# Source data
[start]
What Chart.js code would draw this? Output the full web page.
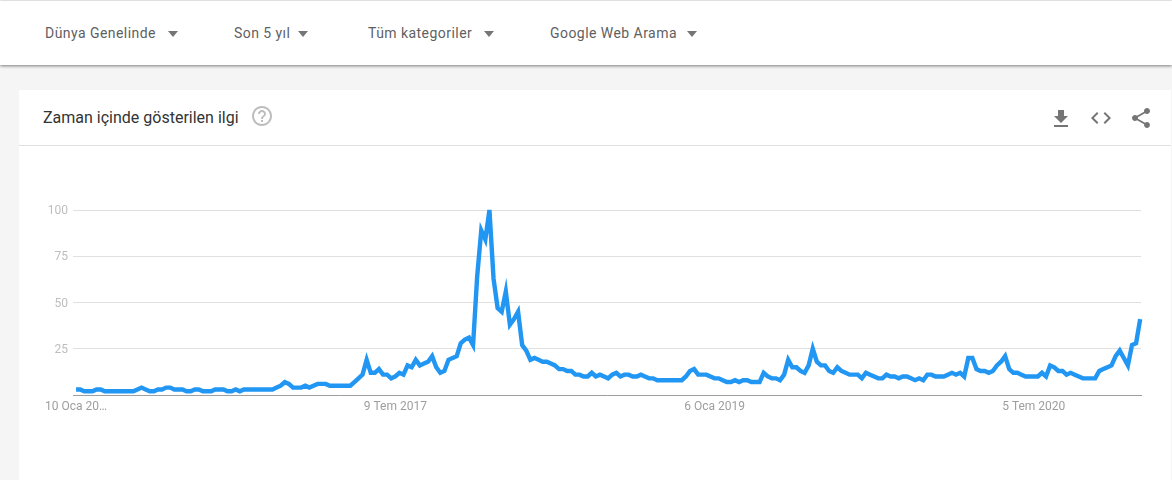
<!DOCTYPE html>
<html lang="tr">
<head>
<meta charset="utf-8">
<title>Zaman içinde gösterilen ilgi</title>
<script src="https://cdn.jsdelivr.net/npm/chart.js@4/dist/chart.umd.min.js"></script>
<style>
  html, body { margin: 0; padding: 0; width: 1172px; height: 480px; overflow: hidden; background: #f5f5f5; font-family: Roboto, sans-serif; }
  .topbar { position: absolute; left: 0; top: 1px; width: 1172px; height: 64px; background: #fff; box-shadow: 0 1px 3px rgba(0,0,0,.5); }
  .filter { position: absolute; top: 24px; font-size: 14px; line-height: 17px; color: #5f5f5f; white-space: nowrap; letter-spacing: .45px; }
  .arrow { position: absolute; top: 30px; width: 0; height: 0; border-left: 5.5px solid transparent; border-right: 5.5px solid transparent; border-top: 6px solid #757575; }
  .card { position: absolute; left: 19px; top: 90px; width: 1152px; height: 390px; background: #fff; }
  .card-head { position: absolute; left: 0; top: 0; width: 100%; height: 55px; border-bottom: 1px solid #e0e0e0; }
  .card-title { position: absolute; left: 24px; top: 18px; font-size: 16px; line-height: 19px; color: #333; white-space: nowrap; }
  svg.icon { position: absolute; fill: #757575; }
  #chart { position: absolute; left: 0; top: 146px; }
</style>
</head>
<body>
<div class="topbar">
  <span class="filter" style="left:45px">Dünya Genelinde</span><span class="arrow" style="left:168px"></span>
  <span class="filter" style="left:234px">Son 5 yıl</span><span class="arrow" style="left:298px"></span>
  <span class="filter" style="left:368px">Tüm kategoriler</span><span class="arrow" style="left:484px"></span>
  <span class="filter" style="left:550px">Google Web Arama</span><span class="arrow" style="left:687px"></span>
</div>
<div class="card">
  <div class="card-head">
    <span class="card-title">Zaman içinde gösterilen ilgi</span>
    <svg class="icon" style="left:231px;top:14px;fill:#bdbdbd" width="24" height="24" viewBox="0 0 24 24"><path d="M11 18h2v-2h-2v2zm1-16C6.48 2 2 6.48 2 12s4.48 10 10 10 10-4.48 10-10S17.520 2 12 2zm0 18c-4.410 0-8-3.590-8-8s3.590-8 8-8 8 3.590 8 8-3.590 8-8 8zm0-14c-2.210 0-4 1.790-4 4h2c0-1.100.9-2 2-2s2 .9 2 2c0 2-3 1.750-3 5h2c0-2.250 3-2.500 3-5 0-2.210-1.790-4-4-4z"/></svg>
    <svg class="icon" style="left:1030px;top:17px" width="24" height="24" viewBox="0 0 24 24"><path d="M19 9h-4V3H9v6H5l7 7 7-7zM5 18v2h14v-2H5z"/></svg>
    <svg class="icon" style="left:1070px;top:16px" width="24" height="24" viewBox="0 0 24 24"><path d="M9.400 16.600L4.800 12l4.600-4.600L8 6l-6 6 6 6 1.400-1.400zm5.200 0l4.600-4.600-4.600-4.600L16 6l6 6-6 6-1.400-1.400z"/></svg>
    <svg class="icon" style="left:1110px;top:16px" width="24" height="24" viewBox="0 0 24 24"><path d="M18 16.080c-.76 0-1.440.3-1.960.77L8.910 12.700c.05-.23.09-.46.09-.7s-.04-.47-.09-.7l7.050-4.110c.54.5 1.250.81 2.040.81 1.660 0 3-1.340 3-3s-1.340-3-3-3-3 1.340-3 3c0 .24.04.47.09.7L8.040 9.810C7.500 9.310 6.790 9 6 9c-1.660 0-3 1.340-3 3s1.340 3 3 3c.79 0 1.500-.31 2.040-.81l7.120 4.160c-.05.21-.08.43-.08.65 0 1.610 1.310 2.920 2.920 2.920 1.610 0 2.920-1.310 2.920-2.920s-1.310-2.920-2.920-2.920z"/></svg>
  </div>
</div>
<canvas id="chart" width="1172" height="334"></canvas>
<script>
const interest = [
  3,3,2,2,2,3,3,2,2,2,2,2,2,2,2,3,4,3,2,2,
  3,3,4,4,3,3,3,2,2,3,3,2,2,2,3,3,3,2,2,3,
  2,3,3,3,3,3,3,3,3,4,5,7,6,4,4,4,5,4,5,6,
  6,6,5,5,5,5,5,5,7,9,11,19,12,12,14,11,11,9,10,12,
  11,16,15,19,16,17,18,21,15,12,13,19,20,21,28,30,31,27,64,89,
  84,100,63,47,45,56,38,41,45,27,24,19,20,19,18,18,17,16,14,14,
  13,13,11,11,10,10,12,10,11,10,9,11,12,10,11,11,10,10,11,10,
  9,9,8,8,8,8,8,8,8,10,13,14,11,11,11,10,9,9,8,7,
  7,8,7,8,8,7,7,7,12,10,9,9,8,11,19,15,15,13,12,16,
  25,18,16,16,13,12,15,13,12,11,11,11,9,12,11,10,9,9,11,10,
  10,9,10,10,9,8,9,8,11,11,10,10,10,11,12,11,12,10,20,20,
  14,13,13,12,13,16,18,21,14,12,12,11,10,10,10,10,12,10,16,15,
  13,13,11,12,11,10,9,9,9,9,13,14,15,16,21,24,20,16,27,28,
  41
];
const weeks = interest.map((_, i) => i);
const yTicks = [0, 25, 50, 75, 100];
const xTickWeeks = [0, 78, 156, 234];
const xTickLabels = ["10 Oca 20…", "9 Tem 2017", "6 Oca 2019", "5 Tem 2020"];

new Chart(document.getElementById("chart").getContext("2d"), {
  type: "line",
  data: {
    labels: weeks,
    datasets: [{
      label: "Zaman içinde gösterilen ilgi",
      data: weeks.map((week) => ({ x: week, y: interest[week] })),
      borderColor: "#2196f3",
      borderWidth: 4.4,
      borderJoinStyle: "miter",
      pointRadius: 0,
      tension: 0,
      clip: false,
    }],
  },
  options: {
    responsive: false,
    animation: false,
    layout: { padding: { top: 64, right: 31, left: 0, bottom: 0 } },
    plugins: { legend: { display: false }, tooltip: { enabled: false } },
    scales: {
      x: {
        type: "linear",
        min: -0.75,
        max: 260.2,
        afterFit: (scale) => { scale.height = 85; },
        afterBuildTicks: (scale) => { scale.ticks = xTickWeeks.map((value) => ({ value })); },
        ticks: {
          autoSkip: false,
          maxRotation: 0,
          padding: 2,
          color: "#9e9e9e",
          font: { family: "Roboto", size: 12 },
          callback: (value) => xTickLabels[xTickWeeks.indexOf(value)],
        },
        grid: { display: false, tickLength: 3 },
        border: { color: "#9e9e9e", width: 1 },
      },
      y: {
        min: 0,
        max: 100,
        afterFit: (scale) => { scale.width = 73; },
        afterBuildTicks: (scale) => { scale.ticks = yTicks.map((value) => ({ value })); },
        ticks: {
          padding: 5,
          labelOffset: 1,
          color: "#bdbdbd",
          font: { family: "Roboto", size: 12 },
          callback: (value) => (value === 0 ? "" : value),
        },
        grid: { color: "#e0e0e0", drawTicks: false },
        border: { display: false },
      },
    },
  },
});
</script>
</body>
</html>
[end]
# Written instruction
Without including any picture, repeat the data exactly.

# Solution for this problem
What Chart.js code would draw this? Output the full web page.
<!DOCTYPE html>
<html lang="tr">
<head>
<meta charset="utf-8">
<title>Zaman içinde gösterilen ilgi</title>
<script src="https://cdn.jsdelivr.net/npm/chart.js@4/dist/chart.umd.min.js"></script>
<style>
  html, body { margin: 0; padding: 0; width: 1172px; height: 480px; overflow: hidden; background: #f5f5f5; font-family: Roboto, sans-serif; }
  .topbar { position: absolute; left: 0; top: 1px; width: 1172px; height: 64px; background: #fff; box-shadow: 0 1px 3px rgba(0,0,0,.5); }
  .filter { position: absolute; top: 24px; font-size: 14px; line-height: 17px; color: #5f5f5f; white-space: nowrap; letter-spacing: .45px; }
  .arrow { position: absolute; top: 30px; width: 0; height: 0; border-left: 5.5px solid transparent; border-right: 5.5px solid transparent; border-top: 6px solid #757575; }
  .card { position: absolute; left: 19px; top: 90px; width: 1152px; height: 390px; background: #fff; }
  .card-head { position: absolute; left: 0; top: 0; width: 100%; height: 55px; border-bottom: 1px solid #e0e0e0; }
  .card-title { position: absolute; left: 24px; top: 18px; font-size: 16px; line-height: 19px; color: #333; white-space: nowrap; }
  svg.icon { position: absolute; fill: #757575; }
  #chart { position: absolute; left: 0; top: 146px; }
</style>
</head>
<body>
<div class="topbar">
  <span class="filter" style="left:45px">Dünya Genelinde</span><span class="arrow" style="left:168px"></span>
  <span class="filter" style="left:234px">Son 5 yıl</span><span class="arrow" style="left:298px"></span>
  <span class="filter" style="left:368px">Tüm kategoriler</span><span class="arrow" style="left:484px"></span>
  <span class="filter" style="left:550px">Google Web Arama</span><span class="arrow" style="left:687px"></span>
</div>
<div class="card">
  <div class="card-head">
    <span class="card-title">Zaman içinde gösterilen ilgi</span>
    <svg class="icon" style="left:231px;top:14px;fill:#bdbdbd" width="24" height="24" viewBox="0 0 24 24"><path d="M11 18h2v-2h-2v2zm1-16C6.48 2 2 6.48 2 12s4.48 10 10 10 10-4.48 10-10S17.520 2 12 2zm0 18c-4.410 0-8-3.590-8-8s3.590-8 8-8 8 3.590 8 8-3.590 8-8 8zm0-14c-2.210 0-4 1.790-4 4h2c0-1.100.9-2 2-2s2 .9 2 2c0 2-3 1.750-3 5h2c0-2.250 3-2.500 3-5 0-2.210-1.790-4-4-4z"/></svg>
    <svg class="icon" style="left:1030px;top:17px" width="24" height="24" viewBox="0 0 24 24"><path d="M19 9h-4V3H9v6H5l7 7 7-7zM5 18v2h14v-2H5z"/></svg>
    <svg class="icon" style="left:1070px;top:16px" width="24" height="24" viewBox="0 0 24 24"><path d="M9.400 16.600L4.800 12l4.600-4.600L8 6l-6 6 6 6 1.400-1.400zm5.200 0l4.600-4.600-4.600-4.600L16 6l6 6-6 6-1.400-1.400z"/></svg>
    <svg class="icon" style="left:1110px;top:16px" width="24" height="24" viewBox="0 0 24 24"><path d="M18 16.080c-.76 0-1.440.3-1.960.77L8.910 12.700c.05-.23.09-.46.09-.7s-.04-.47-.09-.7l7.050-4.110c.54.5 1.250.81 2.040.81 1.660 0 3-1.340 3-3s-1.340-3-3-3-3 1.340-3 3c0 .24.04.47.09.7L8.040 9.810C7.500 9.310 6.790 9 6 9c-1.660 0-3 1.340-3 3s1.340 3 3 3c.79 0 1.500-.31 2.040-.81l7.120 4.160c-.05.21-.08.43-.08.65 0 1.610 1.310 2.920 2.920 2.920 1.610 0 2.920-1.310 2.920-2.920s-1.310-2.920-2.920-2.920z"/></svg>
  </div>
</div>
<canvas id="chart" width="1172" height="334"></canvas>
<script>
const interest = [
  3,3,2,2,2,3,3,2,2,2,2,2,2,2,2,3,4,3,2,2,
  3,3,4,4,3,3,3,2,2,3,3,2,2,2,3,3,3,2,2,3,
  2,3,3,3,3,3,3,3,3,4,5,7,6,4,4,4,5,4,5,6,
  6,6,5,5,5,5,5,5,7,9,11,19,12,12,14,11,11,9,10,12,
  11,16,15,19,16,17,18,21,15,12,13,19,20,21,28,30,31,27,64,89,
  84,100,63,47,45,56,38,41,45,27,24,19,20,19,18,18,17,16,14,14,
  13,13,11,11,10,10,12,10,11,10,9,11,12,10,11,11,10,10,11,10,
  9,9,8,8,8,8,8,8,8,10,13,14,11,11,11,10,9,9,8,7,
  7,8,7,8,8,7,7,7,12,10,9,9,8,11,19,15,15,13,12,16,
  25,18,16,16,13,12,15,13,12,11,11,11,9,12,11,10,9,9,11,10,
  10,9,10,10,9,8,9,8,11,11,10,10,10,11,12,11,12,10,20,20,
  14,13,13,12,13,16,18,21,14,12,12,11,10,10,10,10,12,10,16,15,
  13,13,11,12,11,10,9,9,9,9,13,14,15,16,21,24,20,16,27,28,
  41
];
const weeks = interest.map((_, i) => i);
const yTicks = [0, 25, 50, 75, 100];
const xTickWeeks = [0, 78, 156, 234];
const xTickLabels = ["10 Oca 20…", "9 Tem 2017", "6 Oca 2019", "5 Tem 2020"];

new Chart(document.getElementById("chart").getContext("2d"), {
  type: "line",
  data: {
    labels: weeks,
    datasets: [{
      label: "Zaman içinde gösterilen ilgi",
      data: weeks.map((week) => ({ x: week, y: interest[week] })),
      borderColor: "#2196f3",
      borderWidth: 4.4,
      borderJoinStyle: "miter",
      pointRadius: 0,
      tension: 0,
      clip: false,
    }],
  },
  options: {
    responsive: false,
    animation: false,
    layout: { padding: { top: 64, right: 31, left: 0, bottom: 0 } },
    plugins: { legend: { display: false }, tooltip: { enabled: false } },
    scales: {
      x: {
        type: "linear",
        min: -0.75,
        max: 260.2,
        afterFit: (scale) => { scale.height = 85; },
        afterBuildTicks: (scale) => { scale.ticks = xTickWeeks.map((value) => ({ value })); },
        ticks: {
          autoSkip: false,
          maxRotation: 0,
          padding: 2,
          color: "#9e9e9e",
          font: { family: "Roboto", size: 12 },
          callback: (value) => xTickLabels[xTickWeeks.indexOf(value)],
        },
        grid: { display: false, tickLength: 3 },
        border: { color: "#9e9e9e", width: 1 },
      },
      y: {
        min: 0,
        max: 100,
        afterFit: (scale) => { scale.width = 73; },
        afterBuildTicks: (scale) => { scale.ticks = yTicks.map((value) => ({ value })); },
        ticks: {
          padding: 5,
          labelOffset: 1,
          color: "#bdbdbd",
          font: { family: "Roboto", size: 12 },
          callback: (value) => (value === 0 ? "" : value),
        },
        grid: { color: "#e0e0e0", drawTicks: false },
        border: { display: false },
      },
    },
  },
});
</script>
</body>
</html>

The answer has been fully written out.